His First Violin Concerto (1932) is in the accustomed furiously confident three movements. There’s no hint of neo-classicism or museum-rigid “Alte Stil”. This is fast-flowing music where the orchestra keep pace with the ardent solo, here played with unblinking skill by Paolo Chiavacci. The writing is juicy and its probing ardour continues into the central Lento and the nicely rounded finale. This is a work and performance that, for me, never descends into tedium.

Per una favola cavalleresca (For a chivalric tale) is in four movements and is the earliest piece here. It is claimed to be inspired by legendary scenes of love, tournaments, battles, moon-beams and burials of heroes, possibly with links to a Malipero opera Lancelotto del Lago. It’s the longest work here, in four unnamed movements, across half an hour. It’s masterfully orchestrated with no strata of the orchestra wasted. Romantic to the hilt and occasionally voluptuous in the familiar manner of Respighi, as in his Ballad of the Gnomes. Even within these bounds it is a full-lipped piece yet with plenty of nocturnal facets as in parts of the third movement. Written at about the same time as Sibelius’s Suite mignonne which, at least in its titles, has its chivalric overtones, it is a very different. The Malipiero is more head-on and drips with juice as you can hear with the no-holds-barred brass fanfaring of the highly coloured finale. One can easily read into this the betrayal of Arthur and his anger, even if the work and the movement does end in a romantic glow.

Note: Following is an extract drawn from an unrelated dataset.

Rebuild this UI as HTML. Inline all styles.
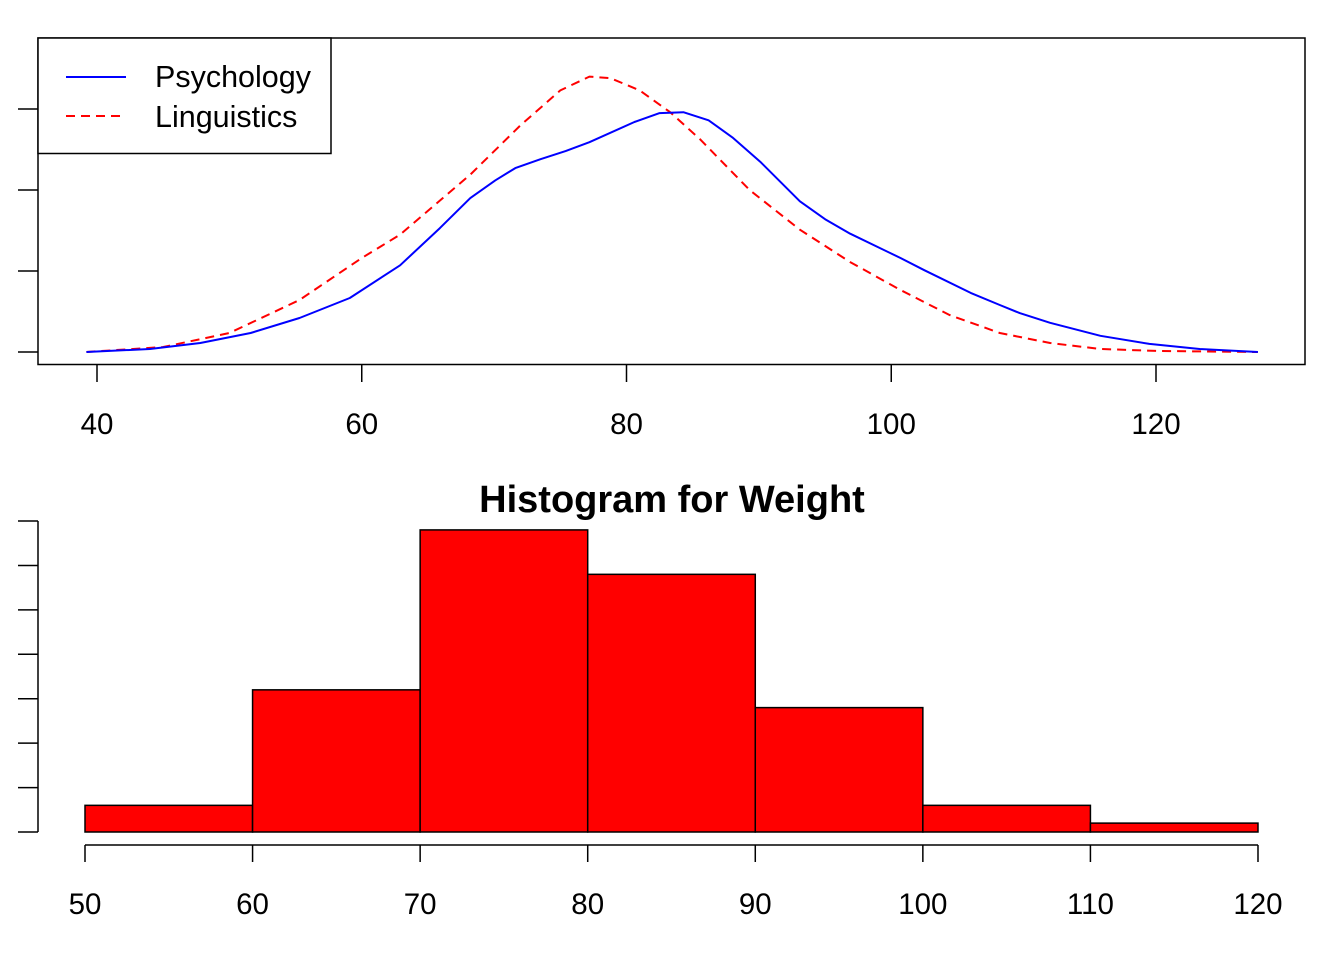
<!DOCTYPE html>
<html><head><meta charset="utf-8"><style>
html,body{margin:0;padding:0;background:#fff;}
svg{display:block;font-family:"Liberation Sans",sans-serif;}
</style></head><body>
<svg id="chart" width="1344" height="960" xmlns="http://www.w3.org/2000/svg">
<g id="topg"></g>
<g id="botg"></g>
</svg>
<script>
// ---- density data (x in kg, density ×1000) ----
const psyX=[39.2,44.0,47.8,51.6,55.3,59.1,62.9,65.9,68.2,70.1,71.6,73.5,75.4,77.2,80.6,82.5,84.3,86.2,88.0,90.1,93.1,95.0,96.9,100.7,102.5,106.0,108.2,109.7,112.0,115.8,119.5,123.3,127.7];
const psyY=[0,0.37,1.11,2.35,4.2,6.67,10.7,15.3,19.0,21.2,22.7,23.8,24.8,25.9,28.4,29.5,29.6,28.6,26.5,23.5,18.6,16.4,14.6,11.6,10.1,7.3,5.8,4.8,3.6,2.0,1.0,0.37,0];
const linX=[39.2,45.0,50.0,55.3,60,62.9,68.2,72.0,75.0,77.2,78.8,81.0,83.3,85.6,89.3,93.1,96.9,100.7,104.4,108.2,112.0,115.8,120.3,127.7];
const linY=[0,0.62,2.35,6.42,11.6,14.5,21.9,28.0,32.3,34.0,33.8,32.3,29.6,26.2,20.0,15.1,11.1,7.65,4.57,2.35,1.11,0.37,0.12,0];
const topXTicks=[40,60,80,100,120];
const topYTicks=[0,10,20,30];
// ---- histogram data ----
const binEdges=[50,60,70,80,90,100,110,120];
const counts=[3,16,34,29,14,3,1];
const histYTicks=[0,5,10,15,20,25,30,35];

const NS="http://www.w3.org/2000/svg";
function mk(parent,tag,attrs,text){const e=document.createElementNS(NS,tag);for(const k in attrs)e.setAttribute(k,attrs[k]);if(text!==undefined)e.textContent=text;parent.appendChild(e);return e;}
const topG=document.getElementById('topg'), botG=document.getElementById('botg');
const tx=v=>97+(v-40)*13.2375, ty=v=>352-v*8.1;
let e;
e=mk(topG,'rect',{x:38,y:38,width:1267,height:326.5,fill:'none',stroke:'#000','stroke-width':1.5});


topXTicks.forEach(v=>{
 e=mk(topG,'line',{x1:tx(v),x2:tx(v),y1:365,y2:382,stroke:'#000','stroke-width':1.5});
 
 
 e=mk(topG,'text',{x:tx(v),y:434,'text-anchor':'middle','font-size':29.5},String(v));
 
 
});
topYTicks.forEach(v=>{
 e=mk(topG,'line',{x1:18,x2:38,y1:ty(v),y2:ty(v),stroke:'#000','stroke-width':1.5});
 
 
});
function path(xs,ys){return xs.map((x,i)=>(i?'L':'M')+tx(x).toFixed(1)+','+ty(ys[i]).toFixed(1)).join(' ');}
e=mk(topG,'path',{d:path(linX,linY),fill:'none',stroke:'#ff0000','stroke-width':2,'stroke-dasharray':'9,6','stroke-linejoin':'round'});


e=mk(topG,'path',{d:path(psyX,psyY),fill:'none',stroke:'#0000ff','stroke-width':2,'stroke-linejoin':'round'});


const lg=mk(topG,'g',{});


mk(lg,'rect',{x:38,y:38,width:293,height:115.5,fill:'#fff',stroke:'#000','stroke-width':1.5});
mk(lg,'line',{x1:66,x2:126,y1:77,y2:77,stroke:'#0000ff','stroke-width':2});
mk(lg,'line',{x1:66,x2:126,y1:116,y2:116,stroke:'#ff0000','stroke-width':2,'stroke-dasharray':'9,6'});
e=mk(lg,'text',{x:155,y:87,'font-size':30.5},'Psychology');


e=mk(lg,'text',{x:155,y:127,'font-size':30.5},'Linguistics');



// histogram
const hx=v=>85+(v-50)*16.757, hy=v=>832-v*8.885;
e=mk(botG,'text',{x:672,y:512,'text-anchor':'middle','font-size':38,'font-weight':'bold'},'Histogram for Weight');


counts.forEach((c,i)=>{
 e=mk(botG,'rect',{x:hx(binEdges[i]),y:hy(c),width:hx(binEdges[i+1])-hx(binEdges[i]),height:hy(0)-hy(c),fill:'#ff0000',stroke:'#000','stroke-width':1.5});
 
 
});
e=mk(botG,'line',{x1:hx(binEdges[0]),x2:hx(binEdges[binEdges.length-1]),y1:845,y2:845,stroke:'#000','stroke-width':1.5});


binEdges.forEach(v=>{
 e=mk(botG,'line',{x1:hx(v),x2:hx(v),y1:845,y2:862,stroke:'#000','stroke-width':1.5});
 
 
 e=mk(botG,'text',{x:hx(v),y:914,'text-anchor':'middle','font-size':29.5},String(v));
 
 
});
e=mk(botG,'line',{x1:38,x2:38,y1:hy(histYTicks[histYTicks.length-1]),y2:hy(0),stroke:'#000','stroke-width':1.5});


histYTicks.forEach(v=>{
 e=mk(botG,'line',{x1:18,x2:38,y1:hy(v),y2:hy(v),stroke:'#000','stroke-width':1.5});
 
 
});
</script>
</body></html>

Malipero wastes nothing - no time beating of useless filler material - both this and the second concerto are over and done with in about twenty minutes. The second - quite a short piece at 19:35 - is cooler. It was written a decade before the composer’s death and confronts a very different world order from the First. It is by no means devoid of passion. Even so, darker emotions are in play. The soloist has to make speedy headway. Disillusion inflects the central non troppo lento which is lichen-hung. The finale is another work of testing virtuosity, but brusque.

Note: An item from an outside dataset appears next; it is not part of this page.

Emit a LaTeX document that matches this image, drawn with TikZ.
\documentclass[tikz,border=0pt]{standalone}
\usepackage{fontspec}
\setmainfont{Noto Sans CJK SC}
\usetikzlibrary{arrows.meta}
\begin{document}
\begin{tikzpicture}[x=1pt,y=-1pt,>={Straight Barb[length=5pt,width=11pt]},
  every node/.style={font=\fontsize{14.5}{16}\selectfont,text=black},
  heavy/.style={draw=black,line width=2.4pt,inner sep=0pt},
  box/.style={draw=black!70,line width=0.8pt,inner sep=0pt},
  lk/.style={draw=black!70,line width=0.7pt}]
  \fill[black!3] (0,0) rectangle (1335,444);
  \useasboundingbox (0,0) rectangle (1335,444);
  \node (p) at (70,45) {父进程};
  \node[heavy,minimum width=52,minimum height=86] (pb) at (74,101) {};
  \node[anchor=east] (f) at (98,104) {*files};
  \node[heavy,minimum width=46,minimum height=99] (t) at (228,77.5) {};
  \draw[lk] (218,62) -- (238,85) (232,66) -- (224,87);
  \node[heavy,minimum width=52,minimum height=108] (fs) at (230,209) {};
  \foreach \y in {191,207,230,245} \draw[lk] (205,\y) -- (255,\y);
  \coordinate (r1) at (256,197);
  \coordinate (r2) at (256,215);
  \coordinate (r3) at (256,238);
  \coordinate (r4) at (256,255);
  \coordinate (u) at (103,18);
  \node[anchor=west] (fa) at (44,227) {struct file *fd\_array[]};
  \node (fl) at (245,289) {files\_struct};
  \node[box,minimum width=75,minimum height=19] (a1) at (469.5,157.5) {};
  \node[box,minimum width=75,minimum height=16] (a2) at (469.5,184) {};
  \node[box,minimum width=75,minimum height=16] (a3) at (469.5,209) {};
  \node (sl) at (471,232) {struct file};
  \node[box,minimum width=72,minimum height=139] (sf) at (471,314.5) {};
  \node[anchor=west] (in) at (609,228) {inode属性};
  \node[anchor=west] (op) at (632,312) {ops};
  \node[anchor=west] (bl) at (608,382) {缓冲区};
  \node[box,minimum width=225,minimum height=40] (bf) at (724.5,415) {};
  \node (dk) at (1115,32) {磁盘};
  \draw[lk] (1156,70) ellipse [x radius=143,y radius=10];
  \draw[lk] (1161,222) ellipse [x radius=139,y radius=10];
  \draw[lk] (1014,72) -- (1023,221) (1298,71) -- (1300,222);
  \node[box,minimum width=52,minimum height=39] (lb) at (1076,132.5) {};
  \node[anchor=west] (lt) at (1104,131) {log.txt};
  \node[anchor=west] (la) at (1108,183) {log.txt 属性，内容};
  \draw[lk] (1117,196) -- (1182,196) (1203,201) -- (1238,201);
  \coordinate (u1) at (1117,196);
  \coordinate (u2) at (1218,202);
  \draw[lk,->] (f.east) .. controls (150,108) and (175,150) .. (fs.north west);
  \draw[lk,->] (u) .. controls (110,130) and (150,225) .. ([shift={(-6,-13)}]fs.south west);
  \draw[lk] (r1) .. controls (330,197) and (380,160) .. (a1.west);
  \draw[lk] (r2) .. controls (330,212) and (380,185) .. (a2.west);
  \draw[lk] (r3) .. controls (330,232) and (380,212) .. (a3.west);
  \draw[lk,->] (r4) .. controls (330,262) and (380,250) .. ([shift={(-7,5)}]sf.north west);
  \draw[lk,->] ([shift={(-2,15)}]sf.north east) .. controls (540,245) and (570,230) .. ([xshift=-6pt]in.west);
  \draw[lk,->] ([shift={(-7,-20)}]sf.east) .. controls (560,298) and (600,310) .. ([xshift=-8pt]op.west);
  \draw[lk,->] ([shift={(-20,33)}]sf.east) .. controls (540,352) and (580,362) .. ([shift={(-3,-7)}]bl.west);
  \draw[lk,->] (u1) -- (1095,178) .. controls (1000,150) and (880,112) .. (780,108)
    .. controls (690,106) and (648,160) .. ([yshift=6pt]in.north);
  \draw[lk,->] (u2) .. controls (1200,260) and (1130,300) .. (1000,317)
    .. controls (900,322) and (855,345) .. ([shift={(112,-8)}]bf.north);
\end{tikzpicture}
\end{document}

Another point to make is that these works, especially the First concerto and the Cavalleresca at times seem wrung from the same harmonic material as Vaughan Williams’ The Lark Ascending but always stand in their own right.

Both Concertos have been recorded before: the First by Henry Merckel and the second by André Gertler on Supraphon. The latter is probably well known to many of the site’s readers of longstanding from an LP and then CD coupled with the Casella Violin Concerto.

A Malipiero genre admirably tackled by the familiar La Vecchia and his orchestra. They have been most agreeably performed and recorded.